Now, to continue the experiment, let’s take all these registers we’ve inserted and disconnect them from that clock network (the one we can’t build anyway). Instead, let’s connect each set of them with a differential pair and a third “acknowledge” signal. This allows us to operate these pipeline stages asynchronously without stretching a clock line to each of them. Now, to allow data to arrive at the “REAL” registers coherently when there are unequal length pipelines along the way, we’ll have to do some magic synchronization, but with that out of the way, we’ve got a PICOpipe pretty much built.
What did all that accomplish?
We obviously haven’t improved the delay along the longest logic path – physics still works, darnit. We have, however, done away with the clock distribution problem. That’s nice. We’ve also made it so that we can clock in data at the rate of one of our tiny pipeline stages instead of at the rate of the longest combinatorial path through the circuit. All these data are filling the pipeline, giving us a much higher effective throughput – with similar latency to what we had before the whole experiment. In the past, if we clocked our “old school” FPGA at 375 MHz with data coming it at that same rate, we can now clock our Achronix Speedster with its picoPIPE at 1.5 GHz. Latency will be similar on the two implementations, but throughput and external clocking will be improved by something like 4X.

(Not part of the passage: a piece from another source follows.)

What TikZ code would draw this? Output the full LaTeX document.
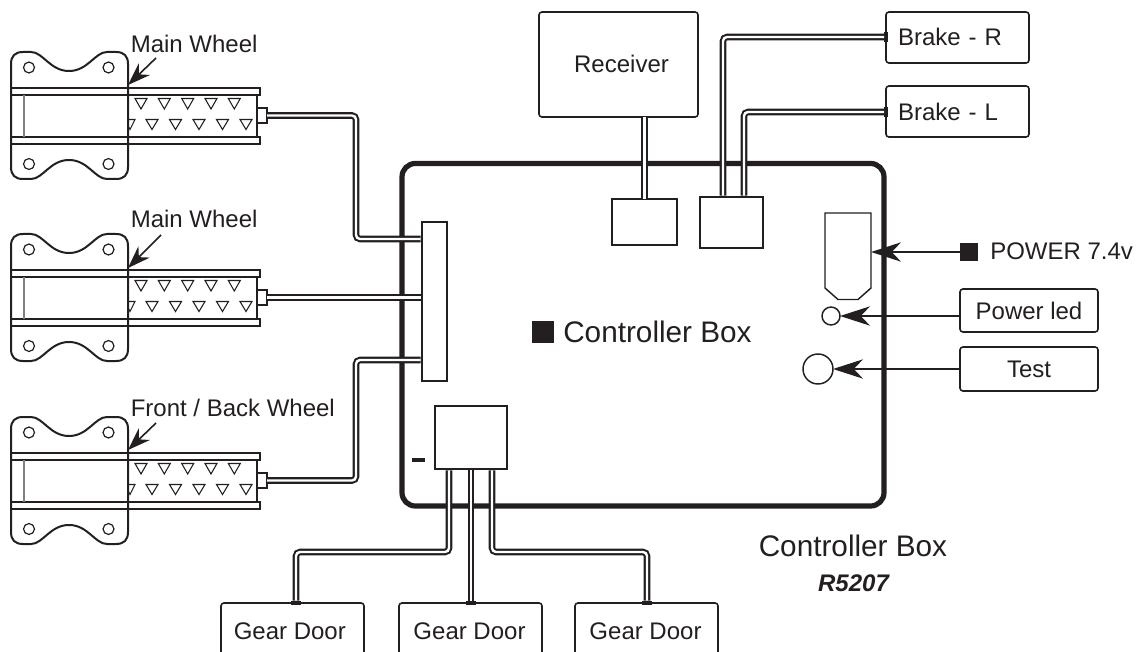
\documentclass[tikz,border=0pt]{standalone}
\usepackage{fontspec}
\setmainfont{Liberation Sans}
\usetikzlibrary{arrows.meta}
\definecolor{ink}{HTML}{231F20}
\tikzset{
  lab/.style={font=\fontsize{18}{20}\selectfont,text=ink,inner sep=0pt,anchor=base west},
  big/.style={font=\fontsize{22.3}{24}\selectfont,text=ink,inner sep=0pt,anchor=base west},
  rbox/.style={draw=ink,line width=1.2pt,rounded corners=2.2pt,fill=white,font=\fontsize{18}{20}\selectfont,text=ink,inner sep=0pt,outer sep=0pt,minimum width=#1*0.75pt},
  hh/.style={minimum height=#1*0.75pt},
  tx/.style={text height=#1,text depth=0pt},
  block/.style={draw=ink,line width=1.1pt,fill=white,inner sep=0pt,outer sep=0pt},
  wire/.style={draw=ink,line width=1.55pt,double=white,double distance=1.8pt,rounded corners=3pt},
  tab/.style={fill=ink,inner sep=0pt,outer sep=0pt,minimum width=#1},
  thinline/.style={draw=ink,line width=1.1pt},
  bigarrow/.style={draw=ink,line width=1.3pt,-{Stealth[length=22.5pt,width=14.5pt,inset=7pt]}},
  smallarrow/.style={draw=ink,line width=1.2pt,-{Stealth[length=17pt,width=12pt,inset=5.5pt]}},
  railbar/.style={draw=ink,line width=1.6pt,fill=white},
  tri/.style={draw=ink,line width=0.8pt},
}
\newcommand{\wheelunit}[2]{%
  \begin{scope}[shift={(0,#2)}]
    \draw[railbar] (11,88) rectangle (260,95);
    \draw[railbar] (11,137) rectangle (260,144);
    \draw[thinline] (257,95) -- (257,137);
    \draw[draw=gray,line width=1.1pt] (24,95) -- (24,137);
    \node[block,line width=1.4pt,minimum width=7.5pt,minimum height=11.2pt] (stub#1) at (262,115.5) {};
    \draw[thinline,line width=1.5pt]
      (11,64) .. controls (11,56) and (15,52) .. (23,52) -- (31,52)
      .. controls (43,52) and (50,71) .. (69,71)
      .. controls (88,71) and (95,52) .. (107,52) -- (116,52)
      .. controls (124,52) and (128,56) .. (128,64) -- (128,167)
      .. controls (128,175) and (124,179) .. (116,179) -- (107,179)
      .. controls (95,179) and (88,160) .. (69,160)
      .. controls (50,160) and (43,179) .. (31,179) -- (23,179)
      .. controls (15,179) and (11,175) .. (11,167) -- cycle;
    \foreach \hx/\hy in {29/67.5,108.5/67.5,29/164,108.5/164}
      \draw[draw=ink,line width=0.9pt] (\hx,\hy) circle[radius=4.1pt];
    \foreach \tx in {141,164.3,187.7,211,234.3}
      \draw[tri] (\tx-6,98.5) -- (\tx+6,98.5) -- (\tx,109) -- cycle;
    \foreach \tx in {152,175.5,199,222.5,246}
      \draw[tri] (\tx-6,119.5) -- (\tx+6,119.5) -- (\tx,129.5) -- cycle;
    \draw[tri] (128,119.5) -- (135,119.5) -- (130,129.5) -- (128,125.5);
  \end{scope}}
\begin{document}
\begin{tikzpicture}[x=0.75pt,y=-0.75pt]
\useasboundingbox (0,0) rectangle (1138,652);

% controller box outline
\draw[draw=ink,line width=3.9pt,rounded corners=10pt] (402,163.5) rectangle (884,506) ;

% wheels
\wheelunit{A}{0}
\wheelunit{B}{182}
\wheelunit{C}{365}

% inner blocks
\node[block,minimum width=25*0.75pt,minimum height=159*0.75pt] (rail) at (434.5,301.5) {};
\node[block,minimum width=72*0.75pt,minimum height=63*0.75pt] (gear) at (471,437.5) {};
\node[block,minimum width=65*0.75pt,minimum height=46*0.75pt] (rxport) at (644.5,222) {};
\node[block,minimum width=63*0.75pt,minimum height=51*0.75pt] (brakeport) at (731.5,222.5) {};

% outer boxes
\node[rbox=159,hh=105,tx=12.75pt] (receiver) at (618.5,64.5) {\hspace*{4.5pt}Receiver};
\node[rbox=143,hh=51,tx=12.75pt,text width=119*0.75pt,align=left] (braker) at (957.5,37.5) {Brake - R};
\node[rbox=143,hh=51,tx=14.25pt,text width=119*0.75pt,align=left] (brakel) at (957.5,111.5) {Brake - L};
\node[rbox=138,hh=43,tx=12.75pt] (ledbox) at (1029,310.5) {Power led};
\node[rbox=138,hh=44,tx=12pt] (testbox) at (1029,369) {Test};
\node[rbox=143,hh=53,tx=14.25pt] (door1) at (292.5,629.5) {\hspace*{-4pt}Gear Door};
\node[rbox=143,hh=53,tx=14.25pt] (door2) at (470.5,629.5) {\hspace*{-1.5pt}Gear Door};
\node[rbox=143,hh=53,tx=14.25pt] (door3) at (646.5,629.5) {\hspace*{-1.5pt}Gear Door};

% termination tabs
\node[tab=3pt,minimum height=7.5pt] (tR) at (886,37) {};
\node[tab=3pt,minimum height=7.5pt] (tL) at (886,112) {};
\node[tab=7.5pt,minimum height=3.5pt] (t1) at (296,603) {};
\node[tab=7.5pt,minimum height=3.5pt] (t2) at (471,603) {};
\node[tab=7.5pt,minimum height=3.5pt] (t3) at (647,603) {};
\node[tab=1.5pt,minimum height=5pt] (p1) at (421.5,239) {};
\node[tab=1.5pt,minimum height=5pt] (p2) at (421.5,297.5) {};
\node[tab=1.5pt,minimum height=5pt] (p3) at (421.5,360) {};
\node[tab=5pt,minimum height=2pt] (g1) at (449,469) {};
\node[tab=5pt,minimum height=2pt] (g2) at (471,469) {};
\node[tab=5pt,minimum height=2pt] (g3) at (492,469) {};
\node[tab=5pt,minimum height=2pt] (b1) at (723,197) {};
\node[tab=5pt,minimum height=2pt] (b2) at (744,197) {};

% wires
\draw[wire] (stubA.east) -- (356,115.5) -- (356,239) -- (p1.west);
\draw[wire] (stubB.east) -- (p2.west);
\draw[wire] (stubC.east) -- (356,480.5) -- (356,360) -- (p3.west);
\draw[wire] (g1.south) -- (449,552) -- (296,552) -- (t1.north);
\draw[wire] (g2.south) -- (t2.north);
\draw[wire] (g3.south) -- (492,552) -- (647,552) -- (t3.north);
\draw[wire] (receiver.south -| rxport.north) -- (rxport.north);
\draw[wire] (b1.north) -- (723,37) -- (tR.west);
\draw[wire] (b2.north) -- (744,112) -- (tL.west);

% small marks
\node[tab=10pt,minimum height=3pt] (dash) at (418.5,460) {};

% power socket
\draw[thinline] (825,213) -- (871,213) -- (871,288) -- (858,299.5) -- (838,299.5) -- (825,288) -- cycle;
\coordinate (socket) at (871,252);
\node[fill=ink,inner sep=0pt,outer sep=0pt,minimum size=18*0.75pt] (powersq) at (969,252) {};
\draw[bigarrow] (powersq.west) -- (socket);
\node[lab] (powerlab) at (990,260) {POWER 7.4v};

\node[draw=ink,line width=1.1pt,circle,inner sep=0pt,outer sep=0pt,minimum size=18*0.75pt] (led) at (831,316) {};
\draw[bigarrow] (ledbox.west |- led.east) -- (led.east);
\node[draw=ink,line width=1.1pt,circle,inner sep=0pt,outer sep=0pt,minimum size=30*0.75pt] (testbtn) at (818,369) {};
\draw[bigarrow] (testbox.west) -- (testbtn.east);

% wheel labels
\node[lab] (mw1) at (130.5,53) {Main Wheel};
\node[lab] (mw2) at (130.5,228) {Main Wheel};
\node[lab] (fb) at (130.5,416) {Front / Back Wheel};
\coordinate (a1s) at (156,58);  \coordinate (a1e) at (128,85);
\coordinate (a2s) at (161,235); \coordinate (a2e) at (128,268);
\coordinate (a3s) at (156,423); \coordinate (a3e) at (128,450);
\draw[smallarrow] (a1s) -- (a1e);
\draw[smallarrow] (a2s) -- (a2e);
\draw[smallarrow] (a3s) -- (a3e);

% centre and caption
\node[fill=ink,inner sep=0pt,outer sep=0pt,minimum size=22*0.75pt] (ctrlsq) at (543,332) {};
\node[big] (ctrl) at (563,342) {Controller Box};
\node[big] (caption) at (758.5,556) {Controller Box};
\node[lab,anchor=base,font=\fontsize{18}{20}\selectfont\bfseries\itshape] (model) at (853.5,591) {R5207};
\end{tikzpicture}
\end{document}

Obviously this technique will apply differently to different types of designs. Datapaths will benefit enormously while control-dominated logic and designs with considerable internal feedback may benefit less. Nonetheless, what we see at the inputs and outputs is an FPGA with 1.5 GHz performance. As a side benefit, the variation in that number should (according to our theory anyway) have much lower variance than in a typical FPGA architecture.
The Achronix Speedster family has four members ranging from about 24K LUTs up to 163K LUTs. Block RAM ranges from about 1.2 Mb on the smallest device up to 11.7Mb on the biggie. Since the devices are likely to be popular for number-crunching datapath designs, a good stock of 18X18 multipliers is included – 50 on the smallest device up to 270 on the largest. Also, in order to take advantage of all that throughput, we need high-speed serial transceivers to pump data onto and off of the chip. Speedster includes up to 40 10.3 Gbps SerDes transceivers as well as DDR3/DDR2 controllers to connect to external memory. User I/O ranges from 488 to 933.
Achronix is already shipping the SPD60 – the third largest device in the family, along with a development board – the SDK60. The board can operate stand-alone or as a PCIe plug-in card. Achronix also supplies a full suite of development tools, including OEM versions of industry-standard synthesis tools tuned for the new technology. The company says volume pricing for the Speedster FPGA family ranges from under $200 to $2500.